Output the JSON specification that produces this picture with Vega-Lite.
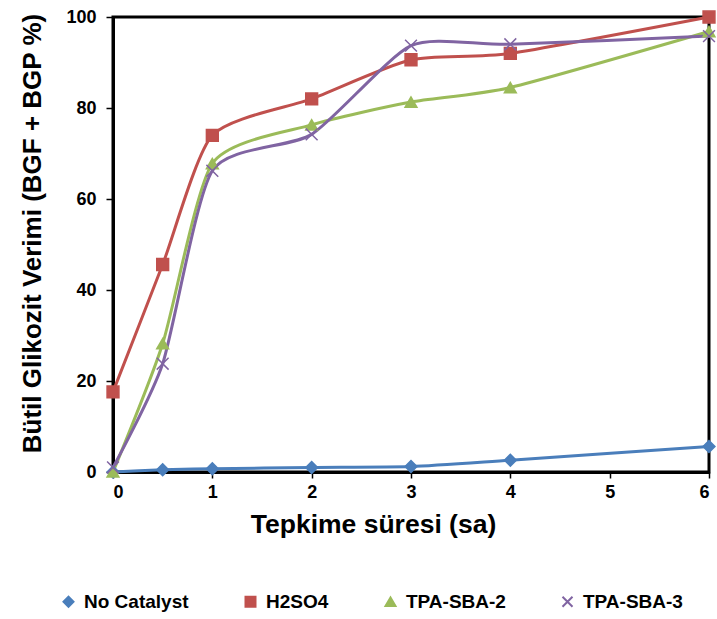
{
  "$schema": "https://vega.github.io/schema/vega-lite/v6.json",
  "autosize": "none",
  "width": 596,
  "height": 455,
  "padding": {"left": 113, "top": 17, "right": 8, "bottom": 147},
  "background": "white",
  "data": {
    "values": [
      {"t": 0, "yield": 0.0, "catalyst": "No Catalyst"},
      {"t": 0.5, "yield": 0.5, "catalyst": "No Catalyst"},
      {"t": 1, "yield": 0.7, "catalyst": "No Catalyst"},
      {"t": 2, "yield": 1.0, "catalyst": "No Catalyst"},
      {"t": 3, "yield": 1.2, "catalyst": "No Catalyst"},
      {"t": 4, "yield": 2.6, "catalyst": "No Catalyst"},
      {"t": 6, "yield": 5.6, "catalyst": "No Catalyst"},
      {"t": 0, "yield": 17.6, "catalyst": "H2SO4"},
      {"t": 0.5, "yield": 45.6, "catalyst": "H2SO4"},
      {"t": 1, "yield": 74.0, "catalyst": "H2SO4"},
      {"t": 2, "yield": 82.0, "catalyst": "H2SO4"},
      {"t": 3, "yield": 90.6, "catalyst": "H2SO4"},
      {"t": 4, "yield": 92.0, "catalyst": "H2SO4"},
      {"t": 6, "yield": 100.0, "catalyst": "H2SO4"},
      {"t": 0, "yield": 0.0, "catalyst": "TPA-SBA-2"},
      {"t": 0.5, "yield": 28.2, "catalyst": "TPA-SBA-2"},
      {"t": 1, "yield": 67.8, "catalyst": "TPA-SBA-2"},
      {"t": 2, "yield": 76.3, "catalyst": "TPA-SBA-2"},
      {"t": 3, "yield": 81.3, "catalyst": "TPA-SBA-2"},
      {"t": 4, "yield": 84.5, "catalyst": "TPA-SBA-2"},
      {"t": 6, "yield": 96.8, "catalyst": "TPA-SBA-2"},
      {"t": 0, "yield": 1.0, "catalyst": "TPA-SBA-3"},
      {"t": 0.5, "yield": 23.8, "catalyst": "TPA-SBA-3"},
      {"t": 1, "yield": 66.2, "catalyst": "TPA-SBA-3"},
      {"t": 2, "yield": 74.2, "catalyst": "TPA-SBA-3"},
      {"t": 3, "yield": 93.7, "catalyst": "TPA-SBA-3"},
      {"t": 4, "yield": 94.0, "catalyst": "TPA-SBA-3"},
      {"t": 6, "yield": 95.8, "catalyst": "TPA-SBA-3"}
    ]
  },
  "encoding": {
    "x": {
      "field": "t",
      "type": "quantitative",
      "scale": {"domain": [0, 6], "nice": false, "zero": false},
      "axis": {
        "title": "Tepkime süresi (sa)",
        "values": [0, 1, 2, 3, 4, 5, 6],
        "grid": false,
        "domainColor": "black",
        "domainWidth": 3,
        "tickColor": "black",
        "tickWidth": 1.5,
        "tickSize": 6,
        "labelFont": "Liberation Sans",
        "labelFontSize": 18,
        "labelFontWeight": "bold",
        "labelColor": "black",
        "labelPadding": 5,
        "titleFont": "Liberation Sans",
        "titleFontSize": 26.5,
        "titleFontWeight": "bold",
        "titleColor": "black",
        "titlePadding": 10,
        "titleX": 260
      }
    },
    "y": {
      "field": "yield",
      "type": "quantitative",
      "scale": {"domain": [0, 100], "nice": false},
      "axis": {
        "title": "Bütil Glikozit Verimi (BGF + BGP %)",
        "values": [0, 20, 40, 60, 80, 100],
        "grid": false,
        "domainColor": "black",
        "domainWidth": 3,
        "tickColor": "black",
        "tickWidth": 1.5,
        "tickSize": 7,
        "labelFont": "Liberation Sans",
        "labelFontSize": 18,
        "labelFontWeight": "bold",
        "labelColor": "black",
        "labelPadding": 10,
        "titleFont": "Liberation Sans",
        "titleFontSize": 26,
        "titleFontWeight": "bold",
        "titleColor": "black",
        "titlePadding": 20,
        "titleY": 216
      }
    },
    "color": {
      "field": "catalyst",
      "type": "nominal",
      "sort": ["No Catalyst", "H2SO4", "TPA-SBA-2", "TPA-SBA-3"],
      "scale": {
        "domain": ["No Catalyst", "H2SO4", "TPA-SBA-2", "TPA-SBA-3"],
        "range": ["#4a7ebb", "#c0504d", "#9bbb59", "#8064a2"]
      },
      "legend": {
        "orient": "none",
        "direction": "horizontal",
        "legendX": -54,
        "legendY": 575,
        "padding": 0,
        "title": null,
        "columns": 4,
        "columnPadding": 52,
        "symbolSize": 100,
        "symbolStrokeWidth": 2,
        "labelOffset": 6
      }
    }
  },
  "layer": [
    {
      "mark": {"type": "line", "interpolate": "cardinal", "tension": 0.35, "strokeWidth": 3}
    },
    {
      "mark": {"type": "point", "filled": true, "opacity": 1, "strokeWidth": 1.5},
      "encoding": {
        "shape": {
          "field": "catalyst",
          "type": "nominal",
          "scale": {
            "domain": ["No Catalyst", "H2SO4", "TPA-SBA-2", "TPA-SBA-3"],
            "range": ["diamond", "square", "triangle-up", "M-1,-1L1,1M-1,1L1,-1"]
          },
          "legend": null
        },
        "fill": {
          "field": "catalyst",
          "type": "nominal",
          "scale": {
            "domain": ["No Catalyst", "H2SO4", "TPA-SBA-2", "TPA-SBA-3"],
            "range": ["#4a7ebb", "#c0504d", "#9bbb59", "transparent"]
          },
          "legend": null
        },
        "stroke": {
          "field": "catalyst",
          "type": "nominal",
          "scale": {
            "domain": ["No Catalyst", "H2SO4", "TPA-SBA-2", "TPA-SBA-3"],
            "range": ["#4a7ebb", "#c0504d", "#9bbb59", "#8064a2"]
          },
          "legend": null
        },
        "size": {"value": 140}
      }
    }
  ],
  "config": {
    "view": {"stroke": "black", "strokeWidth": 3},
    "legend": {
      "labelFont": "Liberation Sans",
      "labelFontSize": 19,
      "labelFontWeight": "bold",
      "labelColor": "black"
    }
  }
}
··········
WORK INSTRUCTIONS >> Reproduce all of the data exactly; the pictures do not belong in the copy.

WRITTEN ANSWER >>
Output the JSON specification that produces this picture with Vega-Lite.
{
  "$schema": "https://vega.github.io/schema/vega-lite/v6.json",
  "autosize": "none",
  "width": 596,
  "height": 455,
  "padding": {"left": 113, "top": 17, "right": 8, "bottom": 147},
  "background": "white",
  "data": {
    "values": [
      {"t": 0, "yield": 0.0, "catalyst": "No Catalyst"},
      {"t": 0.5, "yield": 0.5, "catalyst": "No Catalyst"},
      {"t": 1, "yield": 0.7, "catalyst": "No Catalyst"},
      {"t": 2, "yield": 1.0, "catalyst": "No Catalyst"},
      {"t": 3, "yield": 1.2, "catalyst": "No Catalyst"},
      {"t": 4, "yield": 2.6, "catalyst": "No Catalyst"},
      {"t": 6, "yield": 5.6, "catalyst": "No Catalyst"},
      {"t": 0, "yield": 17.6, "catalyst": "H2SO4"},
      {"t": 0.5, "yield": 45.6, "catalyst": "H2SO4"},
      {"t": 1, "yield": 74.0, "catalyst": "H2SO4"},
      {"t": 2, "yield": 82.0, "catalyst": "H2SO4"},
      {"t": 3, "yield": 90.6, "catalyst": "H2SO4"},
      {"t": 4, "yield": 92.0, "catalyst": "H2SO4"},
      {"t": 6, "yield": 100.0, "catalyst": "H2SO4"},
      {"t": 0, "yield": 0.0, "catalyst": "TPA-SBA-2"},
      {"t": 0.5, "yield": 28.2, "catalyst": "TPA-SBA-2"},
      {"t": 1, "yield": 67.8, "catalyst": "TPA-SBA-2"},
      {"t": 2, "yield": 76.3, "catalyst": "TPA-SBA-2"},
      {"t": 3, "yield": 81.3, "catalyst": "TPA-SBA-2"},
      {"t": 4, "yield": 84.5, "catalyst": "TPA-SBA-2"},
      {"t": 6, "yield": 96.8, "catalyst": "TPA-SBA-2"},
      {"t": 0, "yield": 1.0, "catalyst": "TPA-SBA-3"},
      {"t": 0.5, "yield": 23.8, "catalyst": "TPA-SBA-3"},
      {"t": 1, "yield": 66.2, "catalyst": "TPA-SBA-3"},
      {"t": 2, "yield": 74.2, "catalyst": "TPA-SBA-3"},
      {"t": 3, "yield": 93.7, "catalyst": "TPA-SBA-3"},
      {"t": 4, "yield": 94.0, "catalyst": "TPA-SBA-3"},
      {"t": 6, "yield": 95.8, "catalyst": "TPA-SBA-3"}
    ]
  },
  "encoding": {
    "x": {
      "field": "t",
      "type": "quantitative",
      "scale": {"domain": [0, 6], "nice": false, "zero": false},
      "axis": {
        "title": "Tepkime süresi (sa)",
        "values": [0, 1, 2, 3, 4, 5, 6],
        "grid": false,
        "domainColor": "black",
        "domainWidth": 3,
        "tickColor": "black",
        "tickWidth": 1.5,
        "tickSize": 6,
        "labelFont": "Liberation Sans",
        "labelFontSize": 18,
        "labelFontWeight": "bold",
        "labelColor": "black",
        "labelPadding": 5,
        "titleFont": "Liberation Sans",
        "titleFontSize": 26.5,
        "titleFontWeight": "bold",
        "titleColor": "black",
        "titlePadding": 10,
        "titleX": 260
      }
    },
    "y": {
      "field": "yield",
      "type": "quantitative",
      "scale": {"domain": [0, 100], "nice": false},
      "axis": {
        "title": "Bütil Glikozit Verimi (BGF + BGP %)",
        "values": [0, 20, 40, 60, 80, 100],
        "grid": false,
        "domainColor": "black",
        "domainWidth": 3,
        "tickColor": "black",
        "tickWidth": 1.5,
        "tickSize": 7,
        "labelFont": "Liberation Sans",
        "labelFontSize": 18,
        "labelFontWeight": "bold",
        "labelColor": "black",
        "labelPadding": 10,
        "titleFont": "Liberation Sans",
        "titleFontSize": 26,
        "titleFontWeight": "bold",
        "titleColor": "black",
        "titlePadding": 20,
        "titleY": 216
      }
    },
    "color": {
      "field": "catalyst",
      "type": "nominal",
      "sort": ["No Catalyst", "H2SO4", "TPA-SBA-2", "TPA-SBA-3"],
      "scale": {
        "domain": ["No Catalyst", "H2SO4", "TPA-SBA-2", "TPA-SBA-3"],
        "range": ["#4a7ebb", "#c0504d", "#9bbb59", "#8064a2"]
      },
      "legend": {
        "orient": "none",
        "direction": "horizontal",
        "legendX": -54,
        "legendY": 575,
        "padding": 0,
        "title": null,
        "columns": 4,
        "columnPadding": 52,
        "symbolSize": 100,
        "symbolStrokeWidth": 2,
        "labelOffset": 6
      }
    }
  },
  "layer": [
    {
      "mark": {"type": "line", "interpolate": "cardinal", "tension": 0.35, "strokeWidth": 3}
    },
    {
      "mark": {"type": "point", "filled": true, "opacity": 1, "strokeWidth": 1.5},
      "encoding": {
        "shape": {
          "field": "catalyst",
          "type": "nominal",
          "scale": {
            "domain": ["No Catalyst", "H2SO4", "TPA-SBA-2", "TPA-SBA-3"],
            "range": ["diamond", "square", "triangle-up", "M-1,-1L1,1M-1,1L1,-1"]
          },
          "legend": null
        },
        "fill": {
          "field": "catalyst",
          "type": "nominal",
          "scale": {
            "domain": ["No Catalyst", "H2SO4", "TPA-SBA-2", "TPA-SBA-3"],
            "range": ["#4a7ebb", "#c0504d", "#9bbb59", "transparent"]
          },
          "legend": null
        },
        "stroke": {
          "field": "catalyst",
          "type": "nominal",
          "scale": {
            "domain": ["No Catalyst", "H2SO4", "TPA-SBA-2", "TPA-SBA-3"],
            "range": ["#4a7ebb", "#c0504d", "#9bbb59", "#8064a2"]
          },
          "legend": null
        },
        "size": {"value": 140}
      }
    }
  ],
  "config": {
    "view": {"stroke": "black", "strokeWidth": 3},
    "legend": {
      "labelFont": "Liberation Sans",
      "labelFontSize": 19,
      "labelFontWeight": "bold",
      "labelColor": "black"
    }
  }
}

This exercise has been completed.